AT&T's $39 billion acquisition of T-Mobile has a lot of moving parts, but one thing is for certain: Device makers are going to be squeezed as distribution channels are whittled down to two giants, a No. 3 midsized carrier and a few small fries.

Listed in AT&T's presentation about the T-Mobile acquisition is a small line about device purchasing power. AT&T expects to save $3 billion a year after the third year of the T-Mobile purchase.

Analysts have been trying to figure out how the AT&T-T-Mobile deal will impact device makers. Carriers are going to trim the device choice and that may not be a bad thing. Many device makers resemble the old General Motors with the same cars under three or more nameplates. "We expect AT&T’s increased buying power to further pressure pricing and gross margins for handset vendors as the broader U.S. market opportunity for device differentiation is reduced," said Stifel Nicolaus analyst Doug Reid.

Here's a short version of how the carrier consolidation will impact device makers.

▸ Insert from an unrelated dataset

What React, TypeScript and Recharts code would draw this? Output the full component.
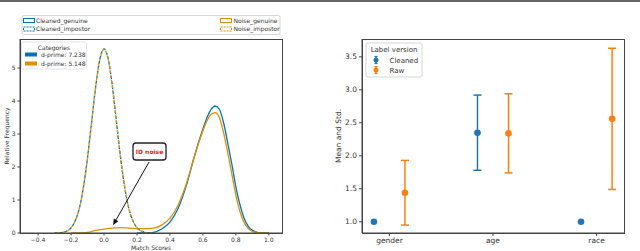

Apple: The company will probably benefit since it sells two iconic devices---the iPhone and iPad---that are in big demand. Apple is likely to expose its wares to a larger customer base once AT&T closes the T-Mobile purchase.

Research in Motion: The good news for RIM is that AT&T is a major partner. The bad news for RIM is that it has one less carrier. RIM is already fighting for shelf space at Verizon Wireless. Reid sees that AT&T-T-Mobile deal as a slight negative for RIM.

HTC, Motorola Mobility and Samsung: The Android brothers are going to have a few issues. Samsung and HTC flood the carriers with various flavors of devices and have a large base of units to lose. Motorola may be in the best position, said Reid. "We believe Motorola Mobility is better positioned to grow revenues from a low base at AT&T relative to competitors. AT&T and T-Mobile each currently carry four Motorola smartphones (Atrix 4G, Bravo, Flipside, and Flipout on AT&T and Cliq XT, Cliq 2, Charm, and Defy on T-Mobile)," said Reid. Simply put, Motorola will wind up adding AT&T devices just in time to cut them at T-Mobile. In addition, Motorola has less to lose.

Nokia: Remember that big plan to invade the U.S.? The slog just got harder. Verizon and AT&T are gaga for Apple and Android with a dash of RIM. Nokia will have to pay up big-time for shelf space. If Nokia can't break through, Windows Phone 7 will have troubles too.

Hewlett-Packard: HP's Palm franchise is in a similar predicament to Nokia. As device choice is whittled down, it will be much harder for Palm to break through with fewer distribution channels.